We live in a data-driven world. It powers critical decision-making in industries as diverse as healthcare, financial services and retail. But is data king when it comes to cybersecurity? For security operations (SecOps) teams struggling with alert overload, there is something more important than raw data. In reality, it is evidence – contextual understanding of what the data means – that is needed to enhance network defenders’ detection and response capabilities.
From Data to Evidence
Data can more accurately be thought of as a precursor to evidence. It’s collected from networks, endpoints, on-premises and cloud infrastructure, applications and even people. The sheer volume collected in large enterprises can soon become overwhelming. But where do you store all that data? How long do you need to keep it? How do you correlate it to make sense of it? And how can it be turned into evidence to confidently illuminate what happened and when?
On the other hand, evidence begins with the data but extends and enhances it through contextual enrichment and correlation. Adding context could mean using relevant asset data from configuration management databases (CMDBs) and information on CVEs, GeoIPs, block/allow-lists and other sources. Correlation is about connecting events in a sequential manner. Organizations need this evidence, with its context and correlation, when deciding whether an event should be categorized as an incident, intrusion or breach. That can have significant implications for how and to which relevant stakeholders and regulators it is communicated.
Streamlining SecOps
The challenge for SecOps teams is that they often struggle to extract sufficient evidence to focus and prioritize their detection and response efforts. This is critical because the average security operations center (SOC) team has to manage 51 incidents per day. Recent research revealed that nearly half (46%) of such teams feel they are “inundated by a never-ending stream of cyber-attacks.”

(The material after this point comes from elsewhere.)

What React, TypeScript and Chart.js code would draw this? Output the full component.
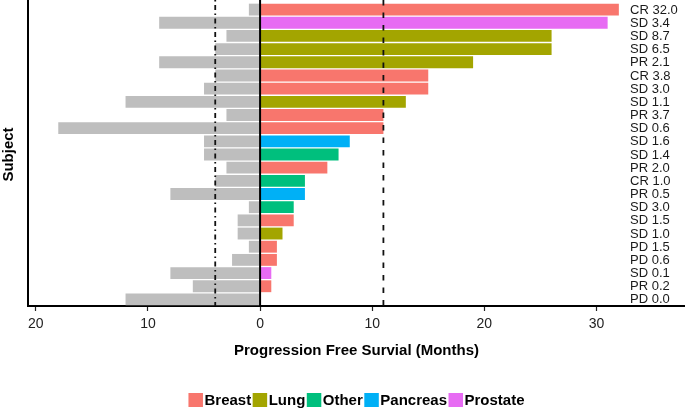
import React, { useEffect, useRef } from "react";
import { Chart, registerables } from "chart.js";

Chart.register(...registerables);

const responseLabels = ["CR 32.0","SD 3.4","SD 8.7","SD 6.5","PR 2.1","CR 3.8","SD 3.0","SD 1.1","PR 3.7","SD 0.6","SD 1.6","SD 1.4","PR 2.0","CR 1.0","PR 0.5","SD 3.0","SD 1.5","SD 1.0","PD 1.5","PD 0.6","SD 0.1","PR 0.2","PD 0.0"];
const subjects = responseLabels.map((_, i) => "Subject " + (i + 1));
const pfsOnStudy = [32, 31, 26, 26, 19, 15, 15, 13, 11, 11, 8, 7, 6, 4, 4, 3, 3, 2, 1.5, 1.5, 1, 1, 0];
const pfsPrior = [1, 9, 3, 4, 9, 4, 5, 12, 3, 18, 5, 5, 3, 4, 8, 1, 2, 2, 1, 2.5, 8, 6, 12];
const cancerType = ["Breast","Prostate","Lung","Lung","Lung","Breast","Breast","Lung","Breast","Breast","Pancreas","Other","Breast","Other","Pancreas","Other","Breast","Lung","Breast","Breast","Prostate","Breast","Breast"];
const legendTypes = ["Breast", "Lung", "Other", "Pancreas", "Prostate"];
const typeColors = ["#F8766D", "#A3A500", "#00BF7D", "#00B0F6", "#E76BF3"];
const xTicks = [-20, -10, 0, 10, 20, 30];
const refLineDotDash = -4;
const refLineDashed = 11;
const labelX = 33;

const FONT = "'Liberation Sans', Arial, sans-serif";

const overlay = {
  id: "overlay",
  afterDatasetsDraw(chart: any) {
    const { ctx, chartArea, scales } = chart;
    const xs = scales.x;
    const ys = scales.y;
    ctx.save();
    const top = 0;
    const bottom = chartArea.bottom;
    ctx.strokeStyle = "#111";
    ctx.lineWidth = 1.8;
    ctx.setLineDash([1.5, 3.5, 5, 3.5]);
    let px = xs.getPixelForValue(refLineDotDash);
    ctx.beginPath();
    ctx.moveTo(px, top);
    ctx.lineTo(px, bottom);
    ctx.stroke();
    ctx.setLineDash([5.5, 7]);
    px = xs.getPixelForValue(refLineDashed);
    ctx.beginPath();
    ctx.moveTo(px, top);
    ctx.lineTo(px, bottom);
    ctx.stroke();
    ctx.setLineDash([]);
    ctx.strokeStyle = "#000";
    ctx.lineWidth = 2;
    px = xs.getPixelForValue(0);
    ctx.beginPath();
    ctx.moveTo(px, top);
    ctx.lineTo(px, bottom);
    ctx.stroke();
    ctx.beginPath();
    ctx.moveTo(chartArea.left, top);
    ctx.lineTo(chartArea.left, bottom + 1);
    ctx.stroke();
    ctx.fillStyle = "#1a1a1a";
    ctx.font = "13px " + FONT;
    ctx.textAlign = "left";
    ctx.textBaseline = "middle";
    const lx = xs.getPixelForValue(labelX);
    responseLabels.forEach((t, i) => {
      ctx.fillText(t, lx, ys.getPixelForValue(i) + 0.5);
    });
    ctx.restore();
  },
  afterDraw(chart: any) {
    const { ctx, chartArea } = chart;
    ctx.save();
    ctx.font = "bold 15px " + FONT;
    ctx.textBaseline = "middle";
    ctx.textAlign = "left";
    const key = 14.5;
    const gapKeyText = 1.5;
    const gapItem = 1.5;
    let total = 0;
    legendTypes.forEach((t, i) => {
      total += key + gapKeyText + ctx.measureText(t).width;
      if (i < legendTypes.length - 1) total += gapItem;
    });
    const cx = (chartArea.left + chartArea.right) / 2;
    let x = cx - total / 2;
    const yc = 400;
    legendTypes.forEach((t, i) => {
      ctx.fillStyle = typeColors[i];
      ctx.fillRect(x, yc - 7, key, 14);
      x += key + gapKeyText;
      ctx.fillStyle = "#000";
      ctx.fillText(t, x, yc + 0.5);
      x += ctx.measureText(t).width + gapItem;
    });
    ctx.restore();
  },
};

export default function App() {
  const ref = useRef<HTMLCanvasElement | null>(null);
  useEffect(() => {
    document.body.style.margin = "0";
    const canvas = ref.current;
    if (!canvas) return;
    const chart = new Chart(canvas, {
      type: "bar",
      data: {
        labels: subjects,
        datasets: [
          {
            label: "Prior",
            data: pfsPrior.map((v) => -v),
            backgroundColor: "#BEBEBE",
            borderWidth: 0,
            barPercentage: 0.9,
            categoryPercentage: 1,
          },
          {
            label: "On study",
            data: pfsOnStudy,
            backgroundColor: cancerType.map((t) => typeColors[legendTypes.indexOf(t)]),
            borderWidth: 0,
            barPercentage: 0.9,
            categoryPercentage: 1,
          },
        ],
      },
      options: {
        indexAxis: "y",
        responsive: false,
        animation: false,
        layout: { padding: { top: 3, bottom: 40, left: 0, right: 0 } },
        plugins: { legend: { display: false }, tooltip: { enabled: false } },
        scales: {
          x: {
            type: "linear",
            stacked: true,
            min: -20.7,
            max: 37.9,
            afterBuildTicks: (scale: any) => {
              scale.ticks = xTicks.map((v) => ({ value: v }));
            },
            afterFit: (scale: any) => {
              scale.height = 64;
            },
            ticks: {
              callback: (v: any) => String(Math.abs(Number(v))),
              color: "#222",
              font: { family: FONT, size: 14 },
              padding: 5,
              maxRotation: 0,
              autoSkip: false,
            },
            grid: {
              display: true,
              drawOnChartArea: false,
              drawTicks: true,
              tickLength: 5,
              tickColor: "#222",
              tickWidth: 1.2,
            },
            border: { display: true, color: "#000", width: 2 },
            title: {
              display: true,
              text: "Progression Free Survial (Months)",
              color: "#000",
              font: { family: FONT, size: 15, weight: "bold" },
              padding: { top: 0, bottom: 10 },
            },
          },
          y: {
            type: "category",
            stacked: true,
            offset: true,
            afterFit: (scale: any) => {
              scale.width = 28;
            },
            ticks: { display: false },
            grid: { display: false, drawTicks: false },
            border: { display: false },
            title: {
              display: true,
              text: "Subject",
              color: "#000",
              font: { family: FONT, size: 15, weight: "bold" },
              padding: { top: 0, bottom: 0 },
            },
          },
        },
      },
      plugins: [overlay],
    } as any);
    return () => chart.destroy();
  }, []);
  return (
    <div style={{ width: 685, height: 410, background: "#fff" }}>
      <canvas ref={ref} width={685} height={410} style={{ display: "block" }} />
    </div>
  );
}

Take a typical SIEM tool. In its simplest form, it collects data from different sources and sends alerts on potential security threats and vulnerabilities. Given that it can be collected passively to avoid detection by threat actors and is immutable, network data is a key source of evidence. But collecting and alerting on isolated data sets related to protocols (e.g. HTTP, DNS), the timing of the network sessions (e.g. human keystrokes over SSH) or encrypted traffic metadata (SSL, RDP, SSH, etc.) is not sufficient. It will only overwhelm the SecOps team with alerts.
Instead, data must be parsed, analyzed, normalized, contextualized and correlated to truly elevate defenders’ capabilities. When supported with machine learning analytics in a fast, intuitive search platform, comprehensive network evidence like this can dramatically enhance and accelerate the speed of SecOps. It will empower human analysts to swiftly prioritize actionable alerts, freeing up more time for hunting and response and providing a pool of raw data that can be consulted to determine what happened and how.
The bottom line is that evidence powers detection. This will not only help to keep organizations more secure but also supports better informed post-incident decision-making and notifications. In an increasingly rigorous regulatory climate, the reputational and financial implications of this alone make it a strategy well worth pursuing.